**Directive:**
In the records below, find the line with "Write a Python" and the line with "y_ticks = [-400, -200, 0, 200, 400]"; return exactly those lines and every line between them.

**Given data:**
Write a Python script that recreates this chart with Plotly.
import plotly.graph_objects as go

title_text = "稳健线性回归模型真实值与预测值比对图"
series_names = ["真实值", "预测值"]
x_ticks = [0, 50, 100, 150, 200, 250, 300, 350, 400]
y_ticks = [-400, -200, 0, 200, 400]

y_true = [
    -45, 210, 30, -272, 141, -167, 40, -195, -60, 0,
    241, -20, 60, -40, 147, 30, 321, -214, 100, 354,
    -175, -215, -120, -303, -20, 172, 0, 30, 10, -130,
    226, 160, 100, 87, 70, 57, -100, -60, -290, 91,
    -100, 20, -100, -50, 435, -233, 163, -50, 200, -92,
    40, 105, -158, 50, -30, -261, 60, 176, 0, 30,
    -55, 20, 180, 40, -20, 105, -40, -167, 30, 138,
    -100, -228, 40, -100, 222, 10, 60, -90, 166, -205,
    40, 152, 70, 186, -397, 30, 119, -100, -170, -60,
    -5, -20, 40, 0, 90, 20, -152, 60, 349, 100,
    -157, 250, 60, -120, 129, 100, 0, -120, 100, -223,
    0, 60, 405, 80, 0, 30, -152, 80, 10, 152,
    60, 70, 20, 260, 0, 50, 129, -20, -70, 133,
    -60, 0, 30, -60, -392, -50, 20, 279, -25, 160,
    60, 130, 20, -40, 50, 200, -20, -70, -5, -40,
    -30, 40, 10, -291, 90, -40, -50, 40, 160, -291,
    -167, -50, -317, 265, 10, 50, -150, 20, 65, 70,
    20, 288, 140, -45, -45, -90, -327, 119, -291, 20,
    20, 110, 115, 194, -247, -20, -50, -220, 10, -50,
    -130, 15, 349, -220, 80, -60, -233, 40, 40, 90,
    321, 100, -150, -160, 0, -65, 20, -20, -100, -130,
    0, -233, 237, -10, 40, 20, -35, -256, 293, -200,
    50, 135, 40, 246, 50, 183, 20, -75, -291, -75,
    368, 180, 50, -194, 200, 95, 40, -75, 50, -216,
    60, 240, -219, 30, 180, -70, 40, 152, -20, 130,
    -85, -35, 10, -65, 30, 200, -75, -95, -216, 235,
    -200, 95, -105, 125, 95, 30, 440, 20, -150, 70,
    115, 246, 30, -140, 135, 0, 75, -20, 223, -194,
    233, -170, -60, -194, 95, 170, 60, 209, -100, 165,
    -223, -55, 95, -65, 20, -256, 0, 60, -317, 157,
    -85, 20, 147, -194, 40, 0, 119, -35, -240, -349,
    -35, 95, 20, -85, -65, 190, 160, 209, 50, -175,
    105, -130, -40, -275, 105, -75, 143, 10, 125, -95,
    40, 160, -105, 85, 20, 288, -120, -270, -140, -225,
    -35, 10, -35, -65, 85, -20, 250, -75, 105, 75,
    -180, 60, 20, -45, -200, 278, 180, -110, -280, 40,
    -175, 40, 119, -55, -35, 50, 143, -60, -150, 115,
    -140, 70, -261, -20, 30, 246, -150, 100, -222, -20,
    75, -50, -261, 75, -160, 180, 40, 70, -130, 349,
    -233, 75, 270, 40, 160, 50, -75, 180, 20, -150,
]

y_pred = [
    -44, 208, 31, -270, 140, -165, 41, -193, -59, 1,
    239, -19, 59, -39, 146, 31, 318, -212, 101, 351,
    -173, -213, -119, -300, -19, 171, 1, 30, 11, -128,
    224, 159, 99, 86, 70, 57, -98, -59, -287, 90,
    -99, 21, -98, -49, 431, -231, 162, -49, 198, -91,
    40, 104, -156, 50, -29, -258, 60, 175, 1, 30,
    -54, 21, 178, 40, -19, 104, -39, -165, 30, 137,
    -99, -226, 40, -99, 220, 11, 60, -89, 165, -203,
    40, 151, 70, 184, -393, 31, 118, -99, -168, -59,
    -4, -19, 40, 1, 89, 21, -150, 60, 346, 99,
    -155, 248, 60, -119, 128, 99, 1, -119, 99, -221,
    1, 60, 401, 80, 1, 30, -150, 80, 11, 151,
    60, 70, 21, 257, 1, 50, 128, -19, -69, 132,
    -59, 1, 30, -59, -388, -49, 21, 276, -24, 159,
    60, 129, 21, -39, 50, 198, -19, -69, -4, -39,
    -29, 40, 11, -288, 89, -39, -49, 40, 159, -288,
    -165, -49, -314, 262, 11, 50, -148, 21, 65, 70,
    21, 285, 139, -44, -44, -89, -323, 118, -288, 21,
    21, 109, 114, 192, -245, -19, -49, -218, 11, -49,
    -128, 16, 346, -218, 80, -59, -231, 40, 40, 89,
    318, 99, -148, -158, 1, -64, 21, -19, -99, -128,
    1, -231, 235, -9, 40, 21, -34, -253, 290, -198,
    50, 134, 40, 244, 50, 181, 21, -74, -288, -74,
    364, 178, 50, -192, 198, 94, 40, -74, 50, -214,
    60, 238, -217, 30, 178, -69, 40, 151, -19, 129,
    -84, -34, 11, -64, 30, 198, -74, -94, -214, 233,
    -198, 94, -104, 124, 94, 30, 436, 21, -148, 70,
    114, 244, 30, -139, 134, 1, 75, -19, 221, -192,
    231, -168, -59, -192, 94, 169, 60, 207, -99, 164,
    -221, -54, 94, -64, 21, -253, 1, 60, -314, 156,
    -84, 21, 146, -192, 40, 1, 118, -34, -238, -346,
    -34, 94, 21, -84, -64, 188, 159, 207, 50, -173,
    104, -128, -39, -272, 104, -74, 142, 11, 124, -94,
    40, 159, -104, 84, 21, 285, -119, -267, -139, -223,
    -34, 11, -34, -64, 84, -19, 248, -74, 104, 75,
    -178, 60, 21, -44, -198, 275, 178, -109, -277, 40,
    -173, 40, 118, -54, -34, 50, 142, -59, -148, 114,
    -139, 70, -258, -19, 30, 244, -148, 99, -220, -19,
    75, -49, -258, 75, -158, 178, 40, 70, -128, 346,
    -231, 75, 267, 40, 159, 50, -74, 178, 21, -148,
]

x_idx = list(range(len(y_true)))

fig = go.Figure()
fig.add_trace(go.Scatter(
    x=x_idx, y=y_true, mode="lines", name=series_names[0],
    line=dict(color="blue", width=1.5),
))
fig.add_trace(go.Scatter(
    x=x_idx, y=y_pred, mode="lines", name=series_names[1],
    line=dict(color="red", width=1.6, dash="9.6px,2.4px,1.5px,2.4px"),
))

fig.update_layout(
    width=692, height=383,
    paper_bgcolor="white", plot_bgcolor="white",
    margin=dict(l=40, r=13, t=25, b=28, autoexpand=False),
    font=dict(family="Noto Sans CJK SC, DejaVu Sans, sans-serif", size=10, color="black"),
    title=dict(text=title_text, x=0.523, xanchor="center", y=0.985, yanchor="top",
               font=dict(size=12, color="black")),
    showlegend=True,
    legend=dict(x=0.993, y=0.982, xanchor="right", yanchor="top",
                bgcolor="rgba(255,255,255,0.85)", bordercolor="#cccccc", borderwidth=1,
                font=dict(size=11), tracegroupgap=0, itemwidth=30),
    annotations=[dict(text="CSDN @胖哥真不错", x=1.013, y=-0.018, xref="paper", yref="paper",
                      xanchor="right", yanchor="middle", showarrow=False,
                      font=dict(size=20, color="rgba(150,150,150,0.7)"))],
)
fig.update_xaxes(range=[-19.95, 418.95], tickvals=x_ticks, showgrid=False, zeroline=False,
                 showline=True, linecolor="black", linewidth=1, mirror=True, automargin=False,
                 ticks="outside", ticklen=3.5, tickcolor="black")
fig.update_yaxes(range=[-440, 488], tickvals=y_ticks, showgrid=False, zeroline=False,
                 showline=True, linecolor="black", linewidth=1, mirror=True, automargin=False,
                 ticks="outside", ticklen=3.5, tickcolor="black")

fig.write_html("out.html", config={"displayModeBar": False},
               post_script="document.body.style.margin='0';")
* * *
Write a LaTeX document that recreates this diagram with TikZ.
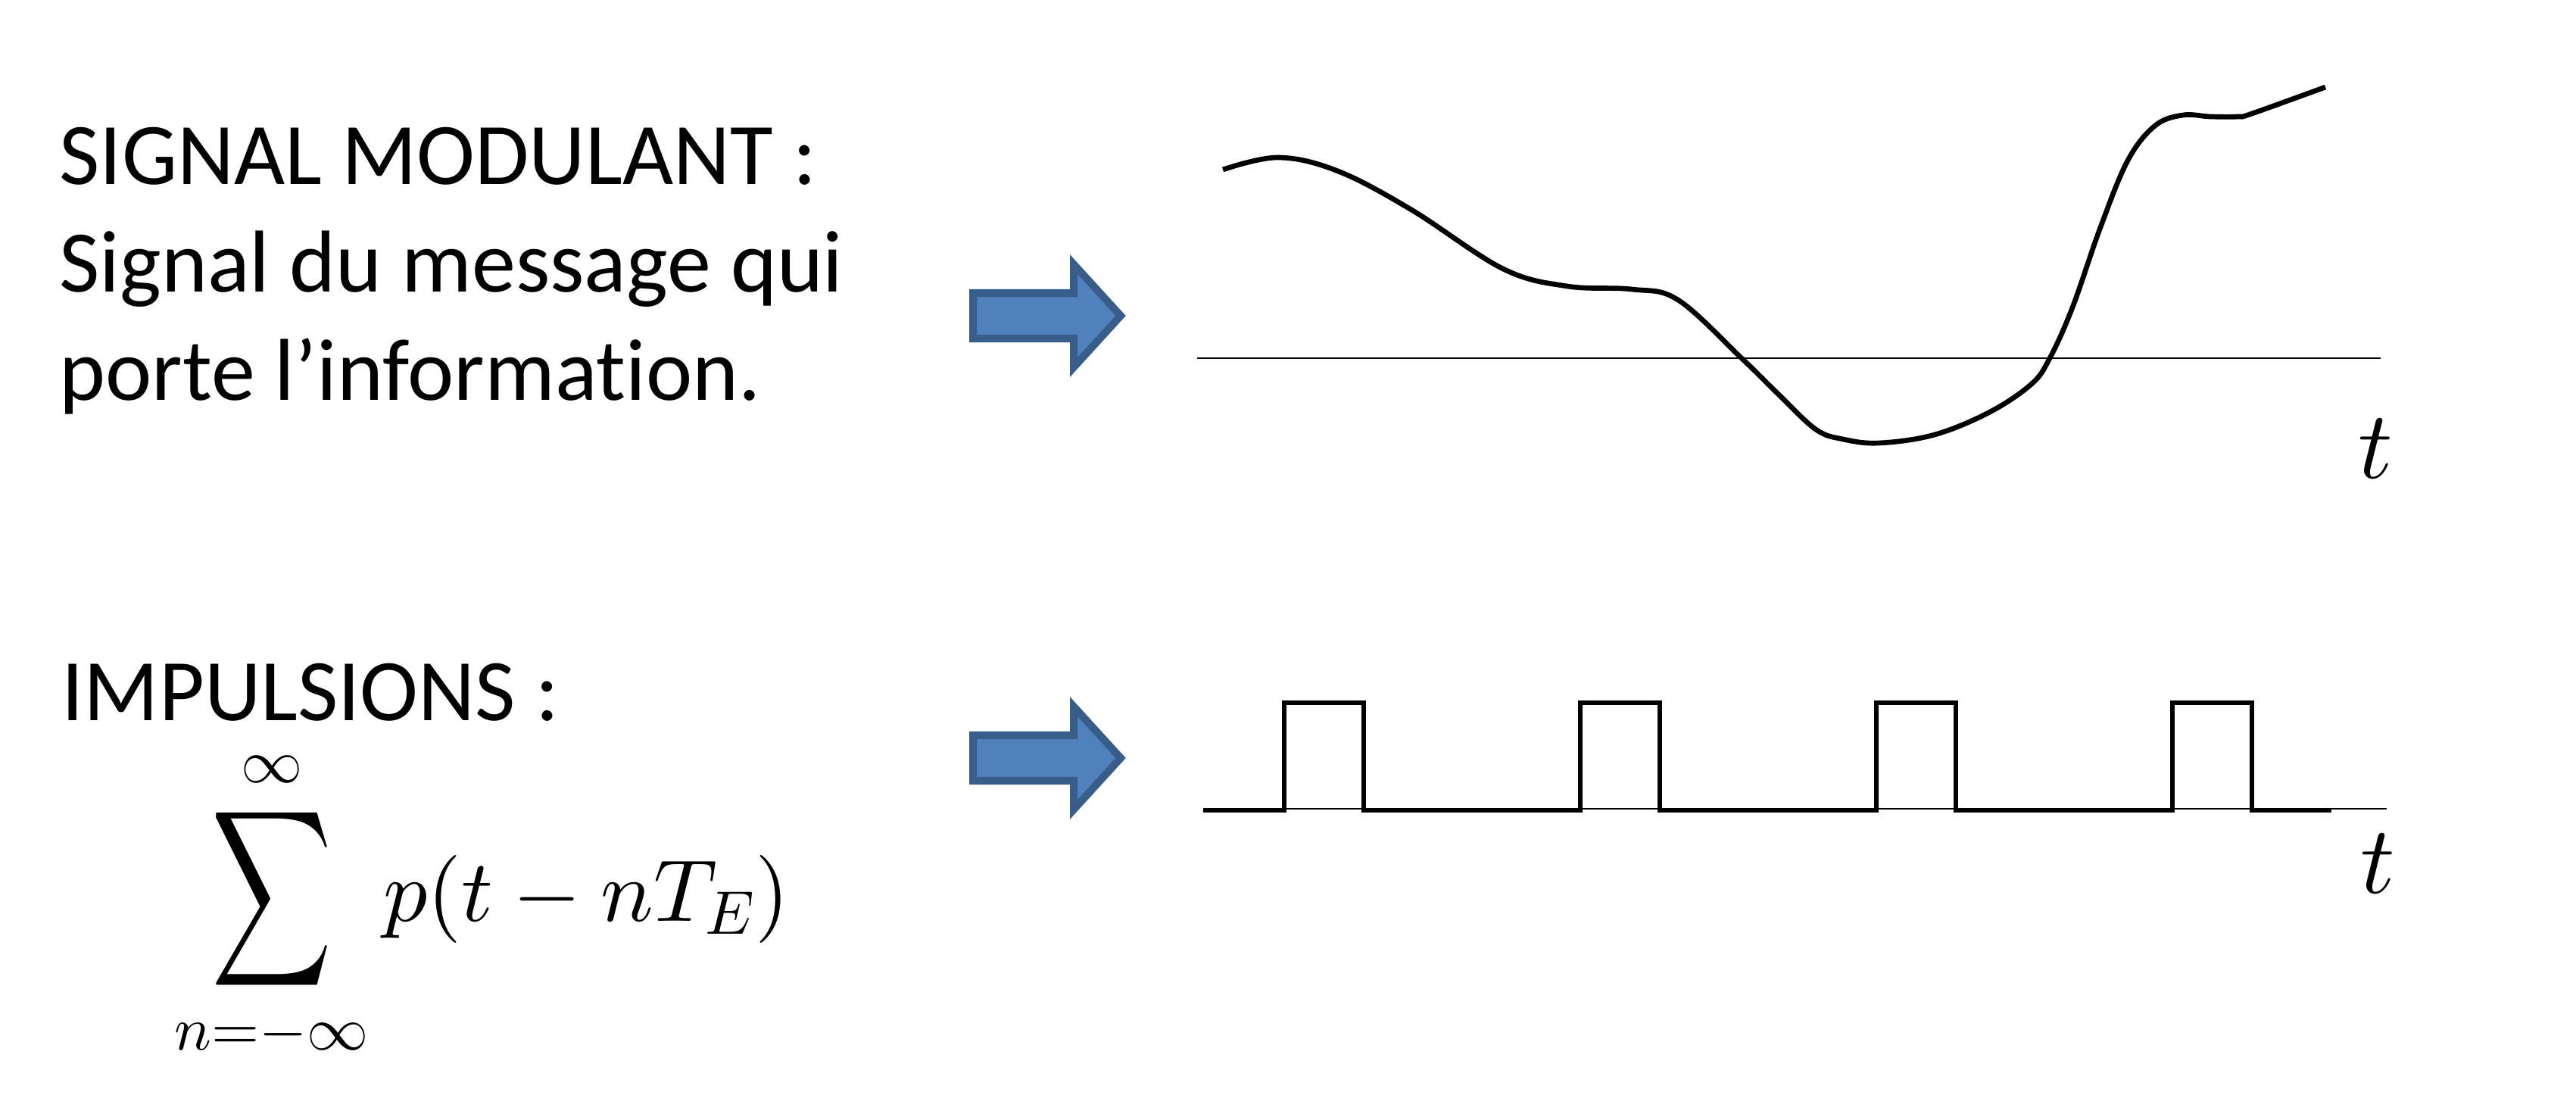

**Task solution:**
Write a Python script that recreates this chart with Plotly.
import plotly.graph_objects as go

title_text = "稳健线性回归模型真实值与预测值比对图"
series_names = ["真实值", "预测值"]
x_ticks = [0, 50, 100, 150, 200, 250, 300, 350, 400]
y_ticks = [-400, -200, 0, 200, 400]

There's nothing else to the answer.